Using take() for Advanced Selection
The take() method provides an alternative approach with additional functionality, particularly useful for handling out-of-bounds indices or selecting along specific axes.
# Select columns using take()
subset = df.take([0, 2, 3], axis=1)
print(subset)
# product_id price quantity
# 0 101 999.99 5
# 1 102 29.99 50
# 2 103 79.99 30
# 3 104 299.99 15
# take() with allow_fill for handling missing positions
# Useful when indices might not exist
positions = [0, 2, 10] # Position 10 doesn't exist
try:
result = df.take(positions, axis=1)
except IndexError as e:
print(f"Error: {e}")
# Use allow_fill with fill_value for safety
result = df.take([0, 2], axis=1)
# Duplicate columns by repeating positions
duplicated = df.take([0, 0, 1, 1], axis=1)
print(duplicated.columns.tolist())
# ['product_id', 'product_id', 'product_name', 'product_name']
The axis=1 parameter specifies column selection (axis=0 would select rows). Unlike iloc[], take() allows duplicating columns by repeating indices.
Conditional Selection Based on Position
Combine boolean arrays with positional indexing for dynamic column selection based on conditions.
# Select columns at even positions
n_cols = len(df.columns)
even_positions = [i for i in range(n_cols) if i % 2 == 0]
even_cols = df.iloc[:, even_positions]
print(even_cols)
# product_id price category
# 0 101 999.99 Electronics
# 1 102 29.99 Accessories
# 2 103 79.99 Accessories
# 3 104 299.99 Electronics
# Select columns based on position condition
# Get first half of columns
half_point = len(df.columns) // 2
first_half = df.iloc[:, :half_point]
print(first_half.columns.tolist())
# ['product_id', 'product_name']
# Boolean array selection
bool_array = np.array([True, False, True, False, True])
selected = df.iloc[:, bool_array]
print(selected.columns.tolist())
# ['product_id', 'price', 'category']
Boolean arrays must match the number of columns exactly. This technique is powerful when combined with programmatic column analysis.
Direct Column Index Manipulation
Access the underlying column index positions directly for more control over column selection logic.
# Get column positions by name
col_positions = [df.columns.get_loc(col) for col in ['price', 'quantity']]
subset = df.iloc[:, col_positions]
print(subset)
# price quantity
# 0 999.99 5
# 1 29.99 50
# 2 79.99 30
# 3 299.99 15
# Find positions of columns matching a pattern
numeric_positions = [i for i, col in enumerate(df.columns)

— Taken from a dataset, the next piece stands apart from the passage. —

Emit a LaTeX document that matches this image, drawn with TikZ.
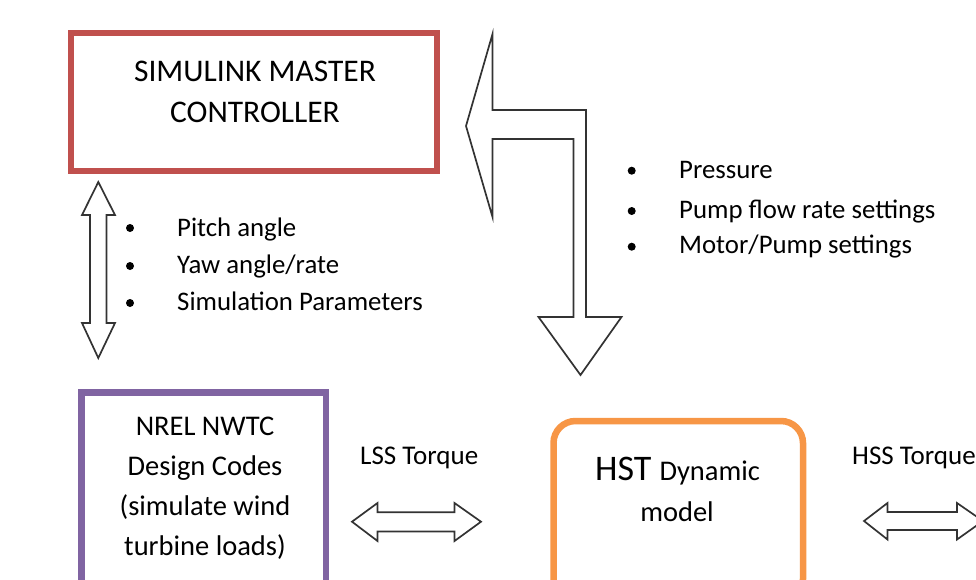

if df[col].dtype in ['int64', 'float64']]
numeric_df = df.iloc[:, numeric_positions]
print(numeric_df.columns.tolist())
# ['product_id', 'price', 'quantity']
# Exclude specific positions
all_positions = set(range(len(df.columns)))
exclude_positions = {1, 3} # Exclude positions 1 and 3
keep_positions = sorted(all_positions - exclude_positions)

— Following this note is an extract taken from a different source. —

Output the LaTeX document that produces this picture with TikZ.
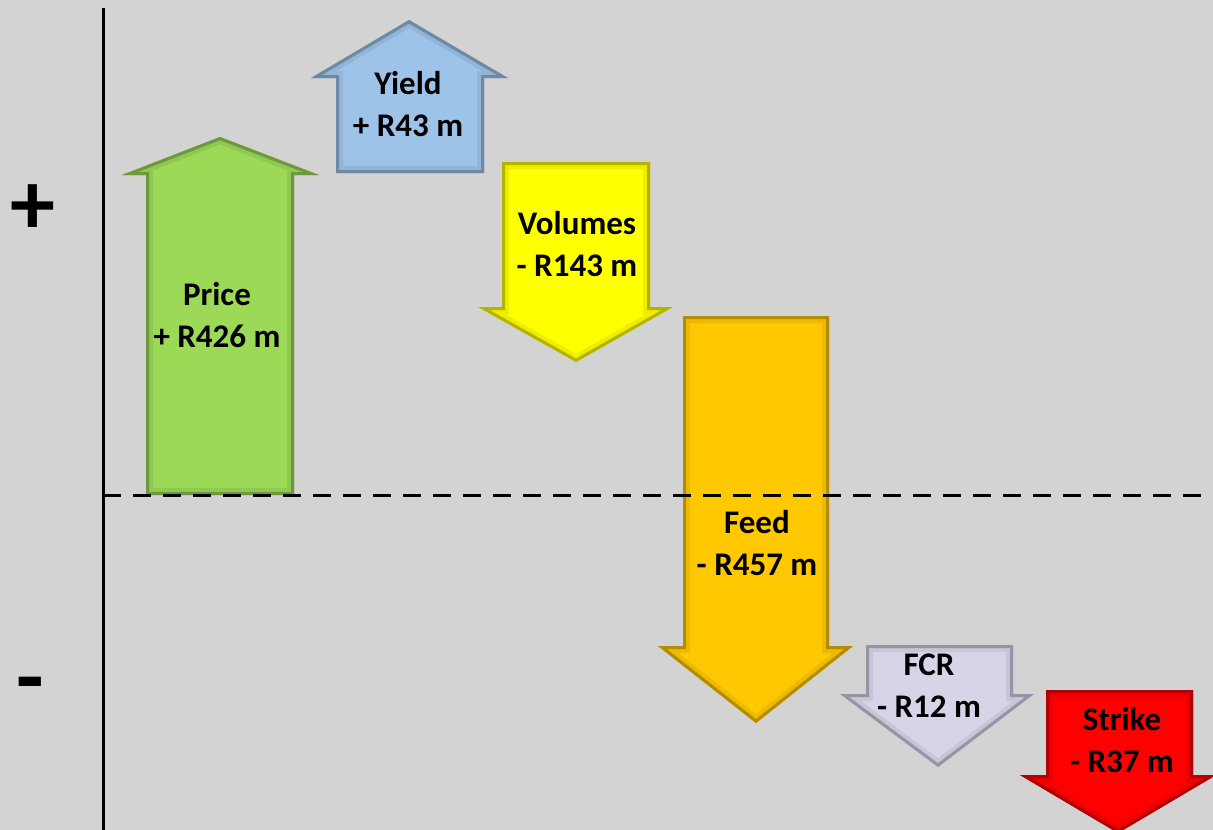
\documentclass[tikz,border=0pt]{standalone}
\usepackage{fontspec}
\setmainfont{Carlito}
\definecolor{bg}{HTML}{D3D3D3}
\definecolor{cprice}{HTML}{9BD957}
\definecolor{cyield}{HTML}{9DC3E8}
\definecolor{cvol}{HTML}{FFFF00}
\definecolor{cfeed}{HTML}{FFC800}
\definecolor{cfcr}{HTML}{D9D3E8}
\definecolor{cstrike}{HTML}{FF0000}
\tikzset{
  lbl/.style={font=\fontsize{33}{42}\selectfont\bfseries, align=center, text=black, inner sep=0pt},
  sign/.style={font=\fontsize{90}{90}\selectfont\bfseries, text=black, inner sep=0pt},
  axis/.style={line width=3pt, black},
  zero/.style={line width=3pt, black, dash pattern=on 18pt off 12pt},
}
\newcommand\arrowshape[2]{%
  \begin{scope}
    \fill[#1] #2;
    \clip #2;
    \draw[#1!65!black, line width=6pt, line join=miter] #2;
    \draw[#1!80!black, line width=14pt, opacity=0.35, line join=miter] #2;
  \end{scope}}
\begin{document}
\begin{tikzpicture}[x=1pt, y=-1pt]
\fill[bg] (0,0) rectangle (1213,830);
\useasboundingbox (0,0) rectangle (1213,830);
% axes
\coordinate (axtop) at (103,8);
\coordinate (axbot) at (103,830);
\coordinate (zl) at (103,495);
\coordinate (zr) at (1213,495);
% arrows
\arrowshape{cprice}{(146,495) -- (146,175) -- (122,175) -- (220,137) -- (319,175) -- (294,175) -- (294,495) -- cycle}
\arrowshape{cyield}{(336,173) -- (336,78) -- (311,78) -- (409,20) -- (508,78) -- (484,78) -- (484,173) -- cycle}
\arrowshape{cvol}{(502,162) -- (502,307) -- (478,307) -- (576,362) -- (673,307) -- (650,307) -- (650,162) -- cycle}
\arrowshape{cfeed}{(683,316) -- (683,646) -- (658,646) -- (756,723) -- (853,646) -- (829,646) -- (829,316) -- cycle}
\arrowshape{cfcr}{(866,645) -- (866,694) -- (840,694) -- (938,767) -- (1034,694) -- (1013,694) -- (1013,645) -- cycle}
\arrowshape{cstrike}{(1046,690) -- (1046,775) -- (1020,775) -- (1118,833) -- (1216,775) -- (1193,775) -- (1193,690) -- cycle}
\draw[zero] (zl) -- (zr);
\draw[axis] (axtop) -- (axbot);
% labels
\node[lbl] (price) at (217,315) {Price\\+ R426 m};
\node[lbl] (yield) at (408,104) {Yield\\+ R43 m};
\node[lbl] (vol) at (577,244) {Volumes\\- R143 m};
\node[lbl] (feed) at (757,543) {Feed\\- R457 m};
\node[lbl] (fcr) at (929,686) {FCR\\- R12 m};
\node[lbl] (strike) at (1122,740) {Strike\\- R37 m};
\node[sign] (plus) at (33,210) {+};
\node[sign] (minus) at (30,692) {-};
\end{tikzpicture}
\end{document}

filtered = df.iloc[:, keep_positions]
print(filtered.columns.tolist())
# ['product_id', 'price', 'category']
This approach bridges the gap between label-based and position-based selection, enabling complex selection logic based on column metadata.
Performance Considerations
Position-based selection generally performs better than label-based selection for large DataFrames, especially when accessing columns repeatedly in loops.
import time
# Create large DataFrame
large_df = pd.DataFrame(np.random.rand(10000, 100))
# Position-based selection (faster)
start = time.time()
for _ in range(1000):
subset = large_df.iloc[:, [0, 10, 20, 30]]
position_time = time.time() - start
# Label-based selection (slower)
start = time.time()
for _ in range(1000):
subset = large_df.loc[:, [0, 10, 20, 30]]
label_time = time.time() - start
print(f"Position-based: {position_time:.4f}s")
print(f"Label-based: {label_time:.4f}s")
# Position-based is typically 10-20% faster
# Best practice: Store positions outside loops
positions = [0, 10, 20, 30]
start = time.time()
for _ in range(1000):
subset = large_df.iloc[:, positions]
optimized_time = time.time() - start
print(f"Optimized: {optimized_time:.4f}s")
For production code processing large datasets, cache column positions outside loops and use iloc[] for consistent performance. Position-based indexing also provides stability when column names might change but their positions remain constant.